Por Carlos Cantero Ojeda, Geógrafo y Doctor en Sociología[1]
Me duele escuchar críticas hacia la política, que es fundamental para la democracia. Es claro que los políticos no logran conectar con las esperanzas de la ciudadanía ni abordan adecuadamente el bien común, lo que conlleva un alto costo en legitimidad y perjudica la democracia. Resulta sorprendente la falta de liderazgo, la escasez de una narrativa basada en principios y valores, así como la incapacidad de respuesta ante crisis.
Es un error enfocar la crítica a la corrupción únicamente en el ámbito político y público. Esta visión genera una opacidad que permite que los corruptos se oculten y operen con impunidad. La corrupción existe tanto en el sector público como en el privado, y sobre los corruptos debe recaer el peso total de la ley. Es crucial reconocer que la corrupción en el ámbito público es alimentada por corruptores del ámbito privado. Por lo tanto, la atención no debe centrarse en lo público o lo privado, sino en la corrupción en todas sus formas. Esto no se relaciona simplemente con leyes, sino con valores, educación y cultura.
En tiempos en que criticar lo público y la política se ha vuelto habitual, es importante reflexionar sobre una idea poco considerada: el poder nunca desaparece, simplemente cambia de manos. ¿Quiénes son los nuevos detentadores del poder que pierde la política? ¿Estos nuevos líderes trabajan por el bien común o por intereses particulares? Se critica frecuentemente a los políticos por no atender las urgencias de la ciudadanía, pero esa crítica necesita traducirse en responsabilidad ciudadana durante las elecciones. Es la gente quien elige y, con frecuencia, opta por más de lo mismo, incluso eligiendo a quienes fomentan la división del electorado y la polarización de la opinión pública, lo que degrada la política bajo el lema “Divide y vencerás”. La política debería ser, de hecho, un ejercicio de alcanzar acuerdos democráticos en un marco de pluralismo.

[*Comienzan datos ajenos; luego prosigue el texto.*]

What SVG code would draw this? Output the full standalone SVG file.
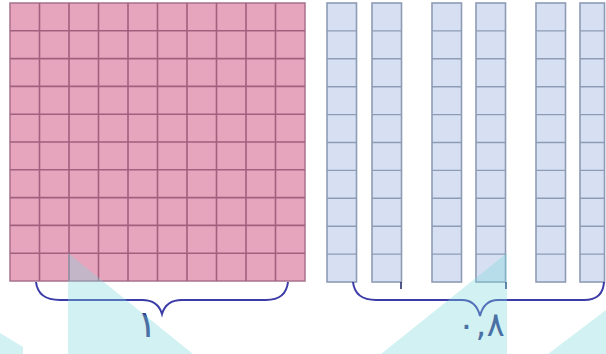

En mi obra “Sociedad Digital, Laicismo y Democracia”, sostuve que los extremos se encuentran en el materialismo, que reduce a la persona a un simple elemento dentro del juego del Estado y del mercado. Se evidencia un debilitamiento de los valores humanistas y la dignidad humana, donde prima la condición económica o el poder adquisitivo, incluso en los servicios públicos más básicos como la salud y la educación, donde las personas son sometidas a dogmas economicistas o son víctimas de abusos por parte de individuos sin escrúpulos.
Un aspecto alarmante es la pérdida de referentes éticos; el laicismo continúa en una anticuada tensión entre el poder temporal (Estado) y el poder espiritual (religión), así como en una confrontación constante entre la Iglesia y la Masonería, ambas instituciones sufriendo hoy el Síndrome de la Intrascendencia. En el seno de la sociedad, emergen (sin freno) nuevos dogmas. Ya no son de carácter religioso, sino que son impuestos como auténticas creencias absolutas desde ámbitos ideológicos y económicos, así como por grupos de poder. Dominan el mundo, guiados por algoritmos digitales, inteligencia artificial y Big Data, dando lugar a nuevas formas de dominio y sometimiento, a una nueva dialéctica de amo y esclavo. ¿Cuánto sabemos sobre ello? ¿Existen reflexiones y pensamiento crítico al respecto?
Es crucial reivindicar la ética, promover la probidad, realizar un valor de la excelencia y el mérito. Sin embargo, ninguna institución ni medio lo está haciendo. Por el contrario, somos bombardeados por un diluvio de materialismo, un apostolado de superficialidad, un asedio de nihilismo (degradación de los valores) y una compulsión hacia el hedonismo o el placer desmedido, la autoexhibición y la ruptura de la intimidad, promoviendo una sociedad del deseo que devalúa el sentido de la vida.
El mal prevalece cuando el bien no actúa. La inacción durante esta crisis ética se convierte en complicidad, indiferencia y banalidad. Pensando en lo que debería ser, expreso mi profunda valorización por el servicio público. Considero un acto de amor el compromiso de servir a una comunidad. Ser llamado al ámbito público, ya sea a través de una elección, un concurso o un nombramiento legítimo, es la mayor dignidad y distinción para un individuo. Esto representa un honor que demanda lealtad, honestidad, compromiso, valores y competencias para servir a esa comunidad con dignidad y excelencia. ¡Que así sea!
[1] Carlos Cantero ha ejercido como Alcalde, Diputado, Senador y Vicepresidente del Senado de Chile.